Evie: I grew up in many houses on the East Coast, from New York to Baltimore. My father fell in love with old-time stringband music in the ‘50s in New York City, well before I was born, and my mother was an international folk dance teacher. There were always musicians and cloggers traveling through and staying with us, and it was not unusual for us to come to this part of the country for a good party.

Keith: I grew up in Texas and played in the band and jazz band, beginning in the 3rd grade. I went to SMU for two years on a music scholarship, then quit school to move to New York to play music and study, and a few years later ended up in the San Francisco Bay Area. I've played drums since I was three years old, so I've played all my life. I started moving in 1978.

Laurel: When did you first know that you were destined to be a performer?

Evie: I was performing for many years since I graduated college, wondering in my downtime between tours what I was meant to be doing with my career. Of course I finally realized I was already doing it. I teach as well, and enjoy it, but I always make sure performing has priority, as it's a state I really love. I am at my most present, and truly enjoy meeting and connecting with audience members, on and off stage.

Keith: My cousin and her boyfriend took me to the Longhorn Jazz Festival in Dallas when I was 10 years old. I heard Cannonball and Nat Adderly, Dione Warwick and Thelonius Monk and his trio play that night, and I knew then I wanted to be a part of this.

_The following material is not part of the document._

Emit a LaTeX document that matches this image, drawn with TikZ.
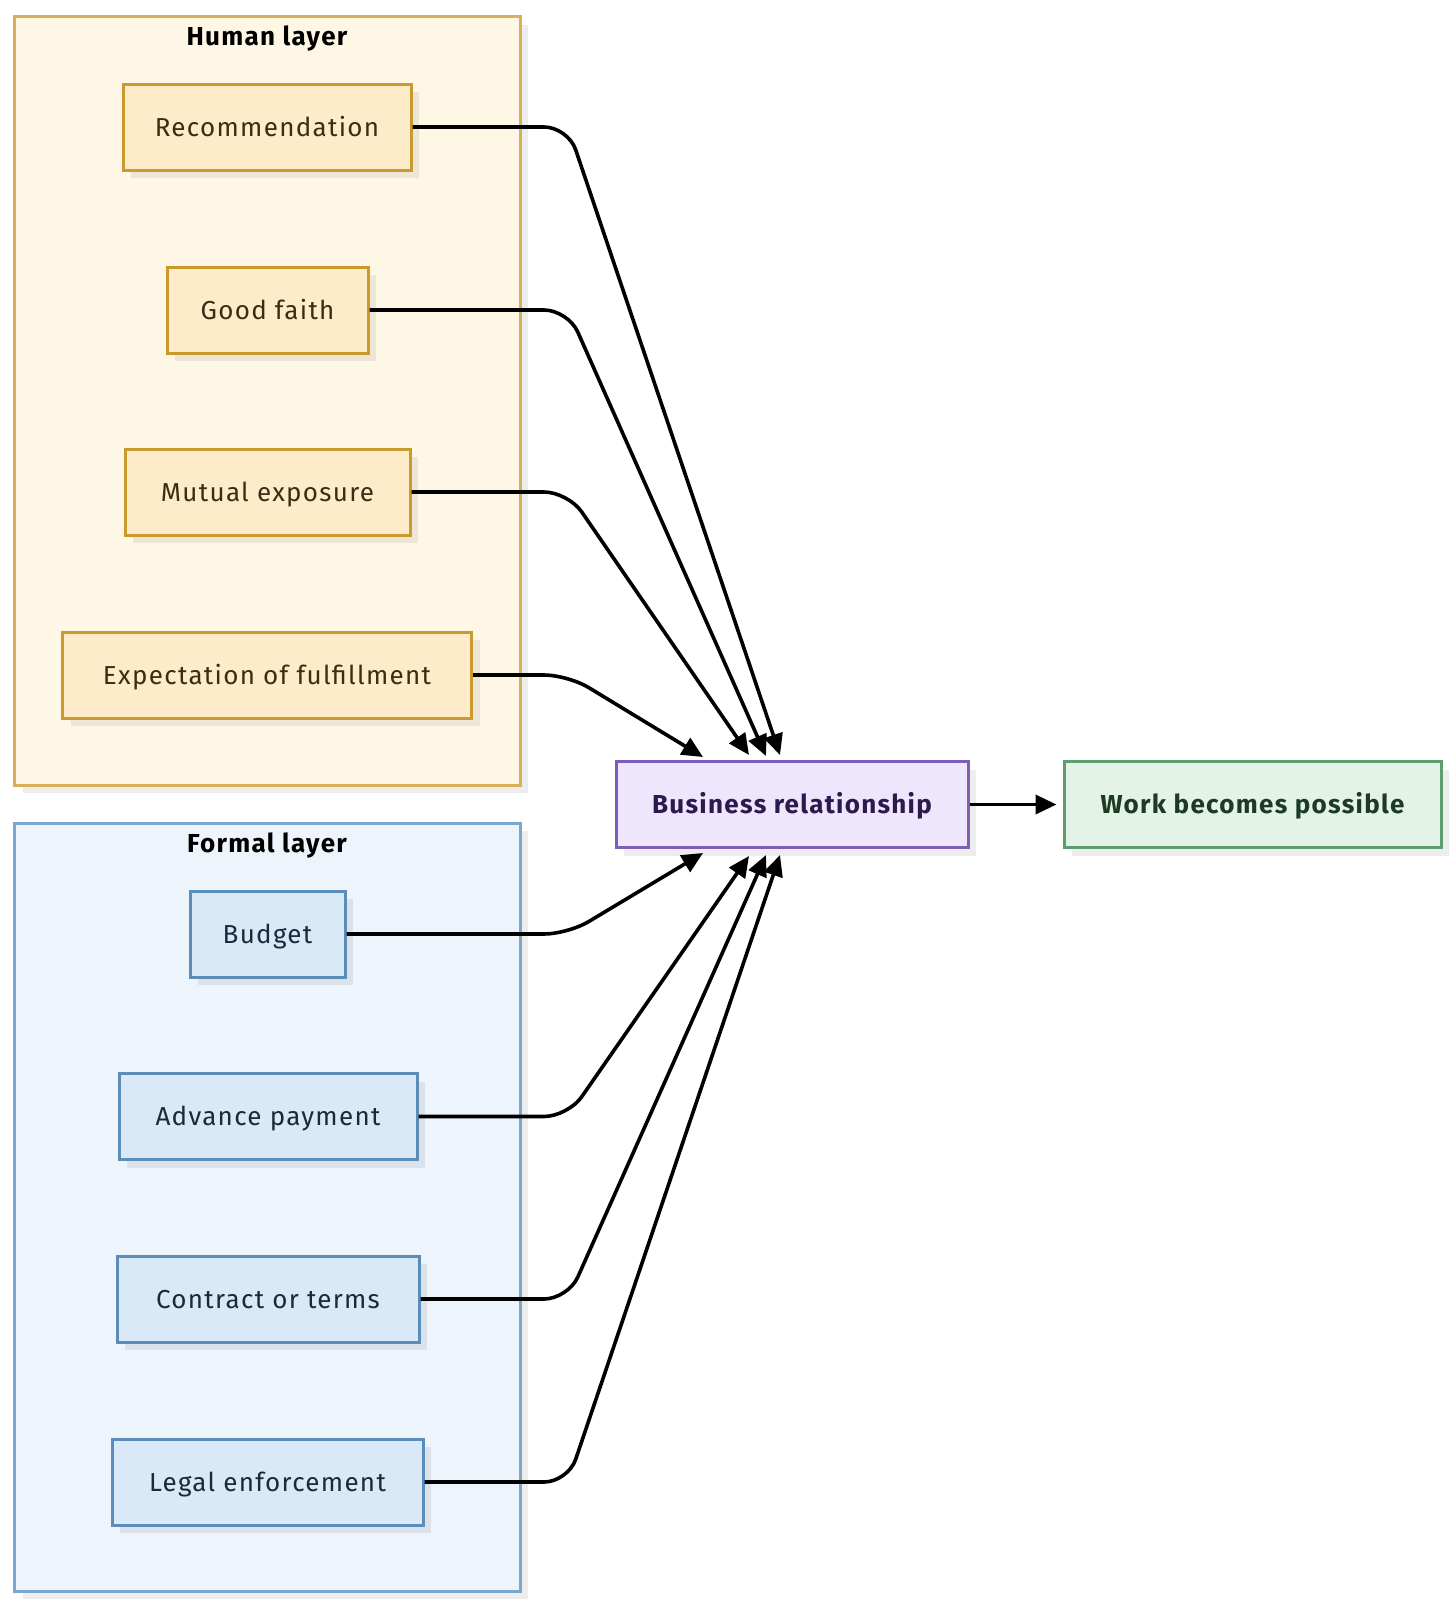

Laurel: How did you learn about the type of body music you do?

Evie: I grew up clogging, square dancing, and playing old-time banjo – and hambone is a part of that tradition. As I explored both the African roots of Appalachian music/dance, and aspects of creative choreography, I started incorporating more body percussion and different rhythms, foot percussion, with contemporary dance ideas.

In the group Rhythm In Shoes, with whom I toured for eight years, Sharon Leahy did a lot of contemporary work grounded in similar traditions, and it was with that group that I first collaborated with Keith. (Sharon is a former Green Grass Clogger!). I am currently teaching myself a new style of body vocabulary, using hands, feet, voice and ensemble choreography with harmonized vocal parts. The rhythms are from the African diaspora, and the songs are from Appalachia, or ones I've written. I love performing where music and dance are one and the same.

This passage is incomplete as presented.